Tree of Life
Mark Dion
American artist Mark Dion breathes new life into a symbolic place: Herbricht. His ‘Tree of Life’ is like a journey through the past, present and future of the Meuse Valley. The power of nature is at the heart of his artwork.
The circle of life
On this hill on the banks of the Meuse stands a six-metre-tall tree of life. Once there was a sea here, then an ice eld, and now the Meuse, a rain-fed river. Over time, plants, animals and insects disappeared and new species took their place. Within the tree you see sixteen sculptures, all related to the ecology, mythology and history of this place. Each of them tells a specific story. The Mosasaurus takes you back 75 million years, to the time of the dinosaurs. The woolly mammoth takes you back to 10,000 B.C. The Meuse Valley is now home to animals and insects such as the earthworm, the beaver, the green frog, the blue heron and the stag beetle.
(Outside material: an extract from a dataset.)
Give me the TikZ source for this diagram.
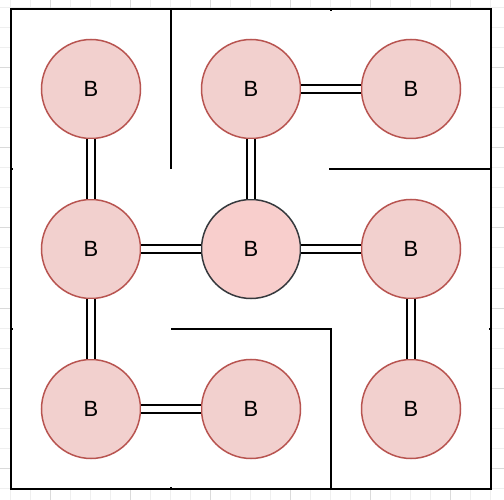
\documentclass[tikz,border=0pt]{standalone}
\usepackage{fontspec}
\setmainfont{Liberation Sans}
\definecolor{cellfill}{HTML}{F2D0CE}
\definecolor{cellline}{HTML}{B85450}
\definecolor{hubfill}{HTML}{F8CECC}
\definecolor{hubline}{HTML}{36393D}
\definecolor{gridminor}{HTML}{EFEFEF}
\definecolor{gridmajor}{HTML}{DADADA}
\begin{document}
\begin{tikzpicture}[x=1pt,y=-1pt,
  cell/.style={circle,draw=cellline,fill=cellfill,line width=1.5pt,minimum size=99pt,inner sep=0pt,
    font=\fontsize{22}{24}\selectfont},
  hub/.style={cell,draw=hubline,fill=hubfill},
  link/.style={draw=black,line width=2pt,double=white,double distance=5.6pt},
  wall/.style={draw=black,line width=2pt},
  tick/.style={draw=black,line width=2pt}]
\useasboundingbox (0,0) rectangle (504,500);
% background grid
\foreach \x in {10,30,...,490} \draw[gridminor,line width=1pt] (\x,0) -- (\x,500);
\foreach \y in {8,28,...,488} \draw[gridminor,line width=1pt] (0,\y) -- (504,\y);
\foreach \x in {50,130,...,450} \draw[gridmajor,line width=1pt] (\x,0) -- (\x,500);
\foreach \y in {68,148,...,468} \draw[gridmajor,line width=1pt] (0,\y) -- (504,\y);
% maze enclosure
\draw[wall,fill=white] (11,9) rectangle (491,489);
% inner walls
\draw[wall] (171,9) -- (171,169);
\draw[wall] (331,169) -- (491,169);
\draw[wall] (171,329) -- (331,329) -- (331,489);
% small stubs on the enclosure
\draw[tick] (11,169) -- (13,169);
\draw[tick] (11,329) -- (13,329);
\draw[tick] (489,329) -- (491,329);
\draw[tick] (331,9) -- (331,11);
\draw[tick] (171,487) -- (171,489);
\draw[tick] (329,169) -- (331,169);
\draw[tick] (171,329) -- (173,329);
% rooms
\node[cell] (a) at (91,89) {B};
\node[cell] (b) at (251,89) {B};
\node[cell] (c) at (411,89) {B};
\node[cell] (d) at (91,249) {B};
\node[hub]  (e) at (251,249) {B};
\node[cell] (f) at (411,249) {B};
\node[cell] (g) at (91,409) {B};
\node[cell] (h) at (251,409) {B};
\node[cell] (i) at (411,409) {B};
% passages
\draw[link] (a) -- (d);
\draw[link] (b) -- (c);
\draw[link] (b) -- (e);
\draw[link] (d) -- (e);
\draw[link] (e) -- (f);
\draw[link] (f) -- (i);
\draw[link] (d) -- (g);
\draw[link] (g) -- (h);
\end{tikzpicture}
\end{document}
The buck with the silver chalice refers to the eighteenth-century legend of the Buckriders, a local gang of robbers.
Refuge
Herbricht has a special atmosphere. The hamlet lies in the river’s winter bed, where the Meuse can occupy all the space it needs. During high tide, Konik horses and Galloway cattle seek refuge on this slight hill on the bank. Nature takes over, while time extinguishes the village. The last residents move away and no new ones arrive. All the more symbolic is this place for the tree of life. Where man moves away, nature and art take over.